Uploading tarball of [.] to [gs://irisclassifier-gcloud-aiplat_cloudbuild/source/1587430763.39-03422068242448efbcfc45f2aed218d3.tgz]
Created [https://cloudbuild.googleapis.com/v1/projects/irisclassifier-gcloud-aiplat/builds/9c0f3ef4-11c0-4089-9406-1c7fb9c7e8e8].
Logs are available at [https://console.cloud.google.com/cloud-build/builds/9c0f3ef4-11c0-4089-9406-1c7fb9c7e8e8?project=349498001835]
----------------------------- REMOTE BUILD OUTPUT ------------------------------
...
...
...
DONE
-----------------------------------------------------------------------------------------------------------------------------------------------------------------------------------------
ID CREATE_TIME DURATION SOURCE IMAGES STATUS
9c0f3ef4-11c0-4089-9406-1c7fb9c7e8e8 2020-04-21T00:59:38+00:00 5M22S gs://irisclassifier-gcloud-aiplat_cloudbuild/source/1587430763.39-03422068242448efbcfc45f2aed218d3.tgz us-central1-docker.pkg.dev/irisclassifier-gcloud-aiplat/iris-classifier (+1 more) SUCCESS
Deploy the image to Google Cloud AI Platform Unified¶
Use your browser, go into the Google Cloud Console, select project irisclassifier-gcloud-aiplat or to the project you are using in this deployment and navigate to the AI Platform Unified page
Click Models on the bottom of the navigation bar.
Click on IMPORT
In the Create Model service page, insert a name for the model and select a region. Click on Continue.
Select Import an existing container. Select the image you previously pushed to GCR.
You will need to setup routes and ports. The following configuration will allow you to do that for BentoML:

Click on Import
Click on the model you just created. You will need now to create an endpoint for that. You can do that clicking in Deploy Endpoint as shown in the image.
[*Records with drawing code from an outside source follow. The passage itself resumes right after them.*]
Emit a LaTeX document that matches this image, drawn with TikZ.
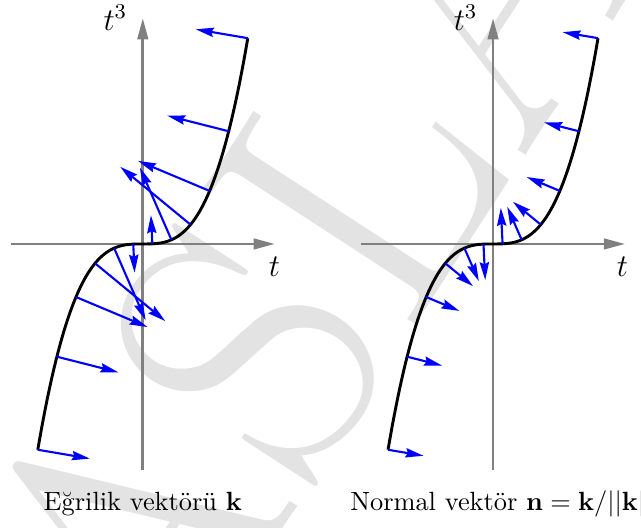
\documentclass[tikz,border=0pt]{standalone}
\usetikzlibrary{arrows.meta}
\begin{document}
\begin{tikzpicture}[
  axis/.style={draw=gray, line width=1pt, -{Triangle[length=8pt,width=4pt]}},
  curve/.style={draw=black, line width=1.1pt},
  vec/.style={draw=blue, line width=0.8pt, -{Stealth[length=6.8pt,width=3.5pt,inset=0.8pt]}},
  lab/.style={inner sep=0pt},
  axlab/.style={inner sep=0pt, font=\large},
  wmark/.style={rotate=57, anchor=base west, inner sep=0pt, text=black!11, font=\fontsize{140}{140}\selectfont},
]
\useasboundingbox (-1.904,-3.787) rectangle (6.643,3.253);
% watermark
\begin{scope}
\clip (-1.904,-3.787) rectangle (6.643,3.253);
\node[wmark] (wm) at (-1.307,-8.699) {TASLAK};
\end{scope}
% ---------- left plot ----------
\coordinate (Lxa) at (-1.76,0);
\coordinate (Lxb) at (1.76,0);
\coordinate (Lya) at (0,-3.01);
\coordinate (Lyb) at (0,3.01);
\draw[axis] (Lxa) -- (Lxb);
\draw[axis] (Lya) -- (Lyb);
\draw[curve] plot[domain=-1.4:1.4, samples=120, smooth] (\x,{\x*\x*\x});
\foreach \i in {0,...,11}{
  \pgfmathsetmacro\tt{-1.4+\i*2.8/11}
  \pgfmathsetmacro\tc{\tt*\tt*\tt}
  \pgfmathsetmacro\den{1+9*\tc*\tt}
  \pgfmathsetmacro\kx{-9*\tc/\den}
  \pgfmathsetmacro\ky{3*\tt/\den}
  \coordinate (Lp\i) at (\tt,\tc);
  \coordinate (Lk\i) at (\tt+\kx,\tc+\ky);
  \draw[vec] (Lp\i) -- (Lk\i);
}
\node[axlab, anchor=base east] (Lylab) at (-0.2,2.847) {$t^3$};
\node[axlab, anchor=base] (Lxlab) at (1.755,-0.44) {$t$};
\node[lab, anchor=base] (Lcap) at (0,-3.556) {Eğrilik vektörü $\mathbf{k}$};
% ---------- right plot ----------
\begin{scope}[xshift=4.67cm]
\coordinate (Rxa) at (-1.76,0);
\coordinate (Rxb) at (1.76,0);
\coordinate (Rya) at (0,-3.01);
\coordinate (Ryb) at (0,3.01);
\draw[axis] (Rxa) -- (Rxb);
\draw[axis] (Rya) -- (Ryb);
\draw[curve] plot[domain=-1.4:1.4, samples=120, smooth] (\x,{\x*\x*\x});
\foreach \i in {0,...,11}{
  \pgfmathsetmacro\tt{-1.4+\i*2.8/11}
  \pgfmathsetmacro\tc{\tt*\tt*\tt}
  \pgfmathsetmacro\sg{\tt/abs(\tt)}
  \pgfmathsetmacro\ss{sqrt(1+9*\tc*\tt)}
  \pgfmathsetmacro\nx{-3*\tt*\tt*\sg*0.48/\ss}
  \pgfmathsetmacro\ny{\sg*0.48/\ss}
  \coordinate (Rp\i) at (\tt,\tc);
  \coordinate (Rn\i) at (\tt+\nx,\tc+\ny);
  \draw[vec] (Rp\i) -- (Rn\i);
}
\node[axlab, anchor=base east] (Rylab) at (-0.2,2.847) {$t^3$};
\node[axlab, anchor=base] (Rxlab) at (1.725,-0.44) {$t$};
\end{scope}
\node[lab, anchor=base west] (Rcap) at (2.76,-3.556) {Normal vektör $\mathbf{n}=\mathbf{k}/||\mathbf{k}||$};
\end{tikzpicture}
\end{document}
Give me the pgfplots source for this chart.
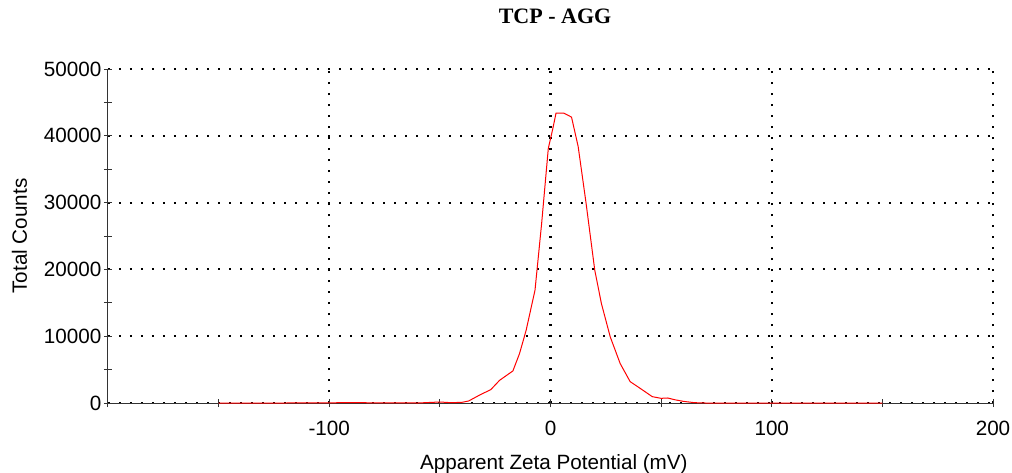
\documentclass[border=0pt]{standalone}
\usepackage{pgfplots}
\pgfplotsset{compat=1.18}
\usepackage{fontspec}
\setmainfont{Liberation Sans}
\newfontfamily\titlefont{Liberation Serif}

\pgfplotstableread{
x y
-150 0
-120 0
-90 50
-60 0
-50 150
-45 50
-40 100
-37 300
-32 1200
-27 2000
-23 3400
-17 4800
-14 7400
-11 10900
-7 16900
-4 26900
-1 38100
1 41000
2.5 43400
6 43400
9.5 42800
12.5 38400
16 30100
20 19900
23 14900
27 9900
31.5 5900
36 3200
40.5 2200
46 950
50 700
53 750
56 500
60 250
65 50
70 0
100 0
150 0
}\zeta

\begin{document}
\begin{tikzpicture}
\useasboundingbox (-81pt,-51.75pt) rectangle (678pt,302.25pt);
\begin{axis}[
  at={(0,0)}, anchor=south west,
  scale only axis, width=663.75pt, height=250.5pt,
  xmin=-200, xmax=200, ymin=0, ymax=50000,
  axis x line*=bottom, axis y line*=left,
  axis line style={black!80, line width=0.75pt},
  xtick={-100,0,100,200},
  minor xtick={-200,-150,-50,50,150},
  ytick={0,10000,20000,30000,40000,50000},
  minor ytick={5000,15000,25000,35000,45000},
  tick align=center,
  major tick length=6pt, minor tick length=6pt,
  tick style={black!80, line width=0.75pt},
  xmajorgrids, ymajorgrids,
  major grid style={black, line width=1.6pt, dash pattern=on 1.6pt off 6.65pt},
  scaled y ticks=false,
  /pgf/number format/.cd, fixed, 1000 sep={}, assume math mode=true,
  /pgfplots/.cd,
  tick label style={font=\fontsize{15.5}{18}\selectfont},
  xticklabel style={anchor=base, yshift=-21pt},
  yticklabel style={anchor=east, xshift=1.5pt},
  title={\titlefont\bfseries TCP - AGG},
  title style={at={([xshift=3.4pt,yshift=28pt]axis description cs:0.5,1)}, anchor=base, font=\fontsize{16.5}{19}\selectfont},
  xlabel={Apparent Zeta Potential (mV)},
  xlabel style={at={([xshift=2.5pt,yshift=-49.5pt]axis description cs:0.5,0)}, anchor=base, font=\fontsize{15.5}{18}\selectfont},
  ylabel={Total Counts},
  ylabel style={at={([xshift=-60.75pt]axis description cs:0,0.5)}, anchor=base, font=\fontsize{15.5}{18}\selectfont},
]
\addplot[red, line width=0.75pt] table[x=x, y=y] {\zeta};
\end{axis}
\end{tikzpicture}
\end{document}
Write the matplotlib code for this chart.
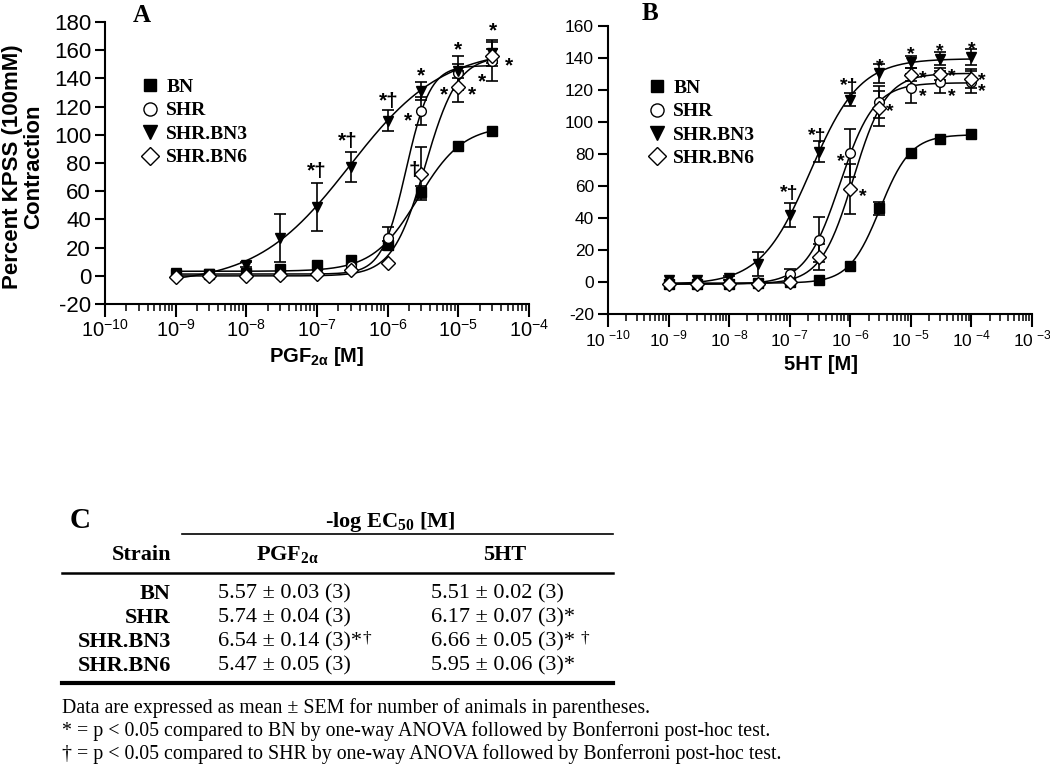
import numpy as np
import matplotlib
matplotlib.use('Agg')
import matplotlib.pyplot as plt
from matplotlib.ticker import LogLocator, NullFormatter, FuncFormatter, FixedLocator
from matplotlib.lines import Line2D
from matplotlib.transforms import Affine2D
from matplotlib.font_manager import FontProperties

plt.rcParams['font.family'] = ['Liberation Sans', 'DejaVu Sans']
plt.rcParams['axes.unicode_minus'] = False

# ---------------- data ----------------
series = ['BN', 'SHR', 'SHR.BN3', 'SHR.BN6']

conc_A = [1e-9, 3e-9, 1e-8, 3e-8, 1e-7, 3e-7, 1e-6, 3e-6, 1e-5, 3e-5]
A_BN = [1, 1, 2, 4.5, 7.5, 11.5, 22, 59.5, 92, 102.5]
A_BN_err = [0, 0, 0, 0, 0, 0, 3, 4.5, 0, 0]
A_SHR = [0, 0, 0.5, 0.5, 2, 7, 26.5, 117, 144, 152]
A_SHR_err = [0, 0, 0, 0, 0, 0, 8, 10, 12, 14]
A_BN3 = [2, 1.5, 8, 27, 48.5, 77, 110, 131, 145, 158]
A_BN3_err = [0, 0, 1.5, 17, 17, 10.5, 7.5, 6.5, 5, 9]
A_BN6 = [-1, 0, 0, 0.5, 1, 4, 9, 72.5, 134, 156]
A_BN6_err = [0, 0, 0, 0, 0, 0, 0, 19, 11, 5]

conc_B = [1e-9, 3e-9, 1e-8, 3e-8, 1e-7, 3e-7, 1e-6, 3e-6, 1e-5, 3e-5, 1e-4]
B_BN = [-1, -1, -1, -0.5, 0, 1.5, 10, 46, 80.5, 89.5, 92.5]
B_BN_err = [0, 0, 0, 0, 0, 0, 0, 4, 0, 0, 0]
B_SHR = [-1, -1, -1.5, -0.5, 5, 26.5, 80.5, 112.5, 121, 125, 125]
B_SHR_err = [0, 0, 0, 0, 3, 14, 15, 10, 9, 7, 7]
B_BN3 = [1, 1, 2.5, 11, 42, 81.5, 114, 130.5, 137.5, 139.5, 140.5]
B_BN3_err = [0, 0, 1.5, 7.5, 7.5, 6.5, 4, 6, 4, 4, 5]
B_BN6 = [-1.5, -1.5, -1, -1, 0, 15.5, 58, 108.5, 129.5, 130, 127]
B_BN6_err = [0, 0, 0, 0, 0, 8, 15.5, 11, 4, 4, 6]

# table: -log EC50
pgf_mean = [5.57, 5.74, 6.54, 5.47]
pgf_sem = [0.03, 0.04, 0.14, 0.05]
pgf_n = [3, 3, 3, 3]
pgf_star = ['', '', '*', '']
pgf_dag = ['', '', '†', '']
ht_mean = [5.51, 6.17, 6.66, 5.95]
ht_sem = [0.02, 0.07, 0.05, 0.06]
ht_n = [3, 3, 3, 3]
ht_star = ['', '*', '*', '*']
ht_dag = ['', '', '†', '']

# significance marks (concentration, response, label)
sig_A = [(1e-7, 78, '*†'), (10**-6.56, 99.6, '*†'), (10**-5.99, 128, '*†'),
         (10**-5.53, 145.7, '*'), (10**-5.71, 113.8, '*'), (10**-5.62, 75, '†'),
         (1e-5, 164.6, '*'), (10**-5.21, 132.7, '*'), (10**-4.81, 132.7, '*'),
         (10**-4.51, 177.6, '*'), (10**-4.29, 152.8, '*'), (10**-4.66, 142, '*')]
sig_B = [(1e-7, 59, '*†'), (10**-6.55, 95, '*†'), (10**-6.02, 125.8, '*†'),
         (10**-5.51, 138.5, '*'), (1e-5, 145.9, '*'), (10**-4.52, 148, '*'),
         (1e-4, 149, '*'), (10**-6.15, 78.9, '*'), (10**-5.79, 57, '*'),
         (10**-5.34, 110.6, '*'), (10**-4.81, 131, '*'), (10**-4.81, 119.5, '*'),
         (10**-4.33, 132, '*'), (10**-4.33, 120, '*'), (10**-3.83, 130, '*'),
         (10**-3.83, 122.6, '*')]

notes = ['Data are expressed as mean ± SEM for number of animals in parentheses.',
         '* = p < 0.05 compared to BN by one-way ANOVA followed by Bonferroni post-hoc test.',
         '† = p < 0.05 compared to SHR by one-way ANOVA followed by Bonferroni post-hoc test.']

# ---------------- helpers ----------------
styles = {
    'BN': dict(marker='s', mfc='black', mec='black'),
    'SHR': dict(marker='o', mfc='white', mec='black'),
    'SHR.BN3': dict(marker='v', mfc='black', mec='black'),
    'SHR.BN6': dict(marker='D', mfc='white', mec='black'),
}
msize = {'s': 6.5, 'o': 7, 'v': 7.5, 'D': 7}


def fit_logistic(conc, resp, pec50):
    lx = np.log10(conc)
    y = np.asarray(resp, float)
    best = None
    for h in np.linspace(0.4, 4.0, 361):
        s = 1.0 / (1.0 + 10 ** ((-pec50 - lx) * h))
        M = np.column_stack([1 - s, s])
        coef, *_ = np.linalg.lstsq(M, y, rcond=None)
        sse = np.sum((M @ coef - y) ** 2)
        if best is None or sse < best[0]:
            best = (sse, coef[0], coef[1], h)
    return best[1:]


W, H = 1050, 773
fig = plt.figure(figsize=(W / 100, H / 100), dpi=100)
tpx = Affine2D().scale(1 / W, -1 / H).translate(0, 1) + fig.transFigure


def draw_panel(ax, conc, data, errs, pec50s, sig, xmax_exp, ymax, yfs, xfs, spaced, sigfs):
    conc = np.asarray(conc)
    for name, y, e, p in zip(series, data, errs, pec50s):
        b, t, h = fit_logistic(conc, y, p)
        lxf = np.linspace(np.log10(conc[0]), np.log10(conc[-1]), 400)
        yf = b + (t - b) / (1 + 10 ** ((-p - lxf) * h))
        ax.plot(10 ** lxf, yf, color='black', lw=1.1, zorder=2)
    for name, y, e in zip(series, data, errs):
        y = np.asarray(y, float)
        e = np.asarray(e, float)
        m = e > 0
        ax.errorbar(conc[m], y[m], yerr=e[m], fmt='none', ecolor='black',
                    elinewidth=1.2, capsize=4, capthick=1.2, zorder=3)
    for name, y in zip(series, data):
        st = styles[name]
        ax.plot(conc, y, ls='none', marker=st['marker'], ms=msize[st['marker']],
                mfc=st['mfc'], mec=st['mec'], mew=1.0, zorder=4)
    for xv, yv, lab in sig:
        off = -0.3 * sigfs if lab == '†' else -0.55 * sigfs
        ax.annotate(lab, xy=(xv, yv), xytext=(0, off), textcoords='offset points',
                    ha='center', va='baseline', fontsize=sigfs, fontweight='bold',
                    zorder=5, annotation_clip=False)
    ax.set_xscale('log')
    ax.set_xlim(1e-10, 10.0 ** xmax_exp)
    ax.set_ylim(-20, ymax)
    ax.yaxis.set_major_locator(FixedLocator(np.arange(-20, ymax + 1, 20)))
    ax.xaxis.set_major_locator(LogLocator(base=10, numticks=30))
    ax.xaxis.set_minor_locator(LogLocator(base=10, subs=np.arange(2, 10), numticks=30))
    ax.xaxis.set_minor_formatter(NullFormatter())
    if spaced:
        fmt = FuncFormatter(lambda v, pos: r'10$^{\ \mathdefault{%d}}$' % round(np.log10(v)))
    else:
        fmt = FuncFormatter(lambda v, pos: r'10$^{\mathdefault{%d}}$' % round(np.log10(v)))
    ax.xaxis.set_major_formatter(fmt)
    for s in ['top', 'right']:
        ax.spines[s].set_visible(False)
    for s in ['left', 'bottom']:
        ax.spines[s].set_linewidth(1.5)
    ax.tick_params(axis='y', which='major', direction='out', length=7, width=1.5,
                   labelsize=yfs, pad=3)
    ax.tick_params(axis='x', which='major', direction='out', length=9, width=1.5,
                   labelsize=xfs, pad=2)
    ax.tick_params(axis='x', which='minor', direction='out', length=5, width=1.1)
    ax.patch.set_alpha(0)


axA = fig.add_axes([105 / W, 1 - 304 / H, 424 / W, 282 / H])
axB = fig.add_axes([608 / W, 1 - 314 / H, 424 / W, 288 / H])

draw_panel(axA, conc_A, [A_BN, A_SHR, A_BN3, A_BN6],
           [A_BN_err, A_SHR_err, A_BN3_err, A_BN6_err], pgf_mean, sig_A,
           -4, 180, 16, 14.5, False, 15)
draw_panel(axB, conc_B, [B_BN, B_SHR, B_BN3, B_BN6],
           [B_BN_err, B_SHR_err, B_BN3_err, B_BN6_err], ht_mean, sig_B,
           -3, 160, 12.5, 12.5, True, 14)

legfont = FontProperties(family='Liberation Serif', weight='bold', size=14)
for ax, anchor in [(axA, (0.087, 0.8)), (axB, (0.097, 0.815))]:
    handles = [Line2D([], [], ls='none', marker=styles[n]['marker'],
                      ms=msize[styles[n]['marker']] * 1.35, mfc=styles[n]['mfc'],
                      mec='black', mew=1.0) for n in series]
    ax.legend(handles, series, loc='upper left', bbox_to_anchor=anchor, frameon=False,
              prop=legfont, handlelength=0.8, handletextpad=0.45, labelspacing=0.3,
              borderpad=0, borderaxespad=0)

# axis labels and panel letters
fig.text(23, 167, 'Percent KPSS (100mM)\nContraction', transform=tpx, rotation=90,
         ha='center', va='center', multialignment='center', fontsize=16,
         fontweight='bold', linespacing=1.05)
fig.text(317, 356, r'PGF$_{\mathdefault{2α}}$ [M]', transform=tpx, ha='center',
         va='center', fontsize=14.5, fontweight='bold')
fig.text(821, 364, '5HT [M]', transform=tpx, ha='center', va='center',
         fontsize=14.5, fontweight='bold')
fig.text(142, 15, 'A', transform=tpx, ha='center', va='center', fontsize=18,
         fontweight='bold', family='Liberation Serif')
fig.text(650, 13, 'B', transform=tpx, ha='center', va='center', fontsize=18,
         fontweight='bold', family='Liberation Serif')

# ---------------- table C ----------------
serif = 'Liberation Serif'
tfs = 16
fig.text(80, 521, 'C', transform=tpx, ha='center', va='center', fontsize=21,
         fontweight='bold', family=serif)
fig.text(390, 522, r'-log EC$_{\mathdefault{50}}$ [M]', transform=tpx, ha='center',
         va='center', fontsize=tfs, fontweight='bold', family=serif)
fig.add_artist(Line2D([182, 613], [534, 534], transform=tpx, color='black', lw=1.2))
fig.text(171, 555, 'Strain', transform=tpx, ha='right', va='center', fontsize=tfs,
         fontweight='bold', family=serif)
fig.text(288, 555, r'PGF$_{\mathdefault{2α}}$', transform=tpx, ha='center', va='center',
         fontsize=tfs, fontweight='bold', family=serif)
fig.text(505, 555, '5HT', transform=tpx, ha='center', va='center', fontsize=tfs,
         fontweight='bold', family=serif)
fig.add_artist(Line2D([62, 613], [573, 573], transform=tpx, color='black', lw=1.8))
row_y = [594, 618, 642, 666]
for i, name in enumerate(series):
    y = row_y[i]
    fig.text(171, y, name, transform=tpx, ha='right', va='center', fontsize=tfs,
             fontweight='bold', family=serif)
    for x0, mean, sem, n, star, dag, gap in [
            (218, pgf_mean[i], pgf_sem[i], pgf_n[i], pgf_star[i], pgf_dag[i], 0.5),
            (431, ht_mean[i], ht_sem[i], ht_n[i], ht_star[i], ht_dag[i], 4)]:
        t = fig.text(x0, y, '%.2f ± %.2f (%d)%s' % (mean, sem, n, star), transform=tpx,
                     ha='left', va='center', fontsize=tfs, family=serif)
        if dag:
            ann = plt.annotate(dag, xy=(1, 1.08), xycoords=t, xytext=(gap, 0),
                               textcoords='offset points', ha='left', va='top',
                               fontsize=12.5, family=serif, annotation_clip=False)
            ann.remove()
            fig.add_artist(ann)
fig.add_artist(Line2D([62, 613], [683, 683], transform=tpx, color='black', lw=3))
for y, line in zip([708, 731, 754], notes):
    fig.text(62, y, line, transform=tpx, ha='left', va='center', fontsize=14.3,
             family=serif)

fig.savefig('out.png', dpi=100)
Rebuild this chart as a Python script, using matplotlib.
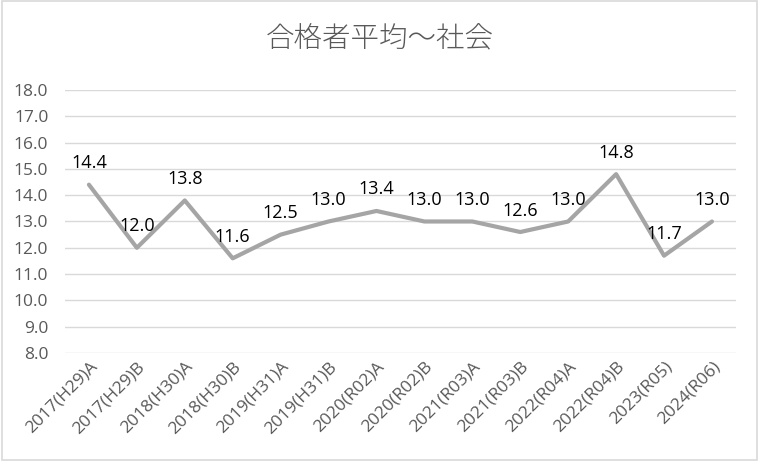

You will need to give a name to the endpoint and allocate some resources to it. You can use the default values for resources and traffic split.

Click on DEPLOY
Validate Google Cloud AI Platform Unified deployment with sample data¶
Copy the ENDPOINT_ID from the deployed endpoint
$ gcloud ai endpoints list
# Sample output
ENDPOINT_ID DISPLAY_NAME
887508193754741784 test
Create an Environment variable for that:
$ ENDPOINT_ID=887508193754741784
Send a request:
$ curl \
-X POST \
-H "Authorization: Bearer $(gcloud auth print-access-token)" \
-H "Content-Type: application/json" \
https://us-central1-aiplatform.googleapis.com/v1alpha1/projects/${GCP_PROJECT}/locations/us-central1/endpoints/${ENDPOINT_ID}:predict \
-d '{ "instances":[[0, 1, 0, 1]] }'
# Sample output
{
"predictions": [
0
],
"deployedModelId": "3013629430338682880"
}
Clean up deployed service on Google Cloud AI Platform Unified¶
Navigate to the manage resources page in Google Cloud Console.
In the project list, select the project you want to delete and click the delete icon
In the dialog, type the projectID irisclassifier-gcloud-aiplat and then click Shut down to delete the project.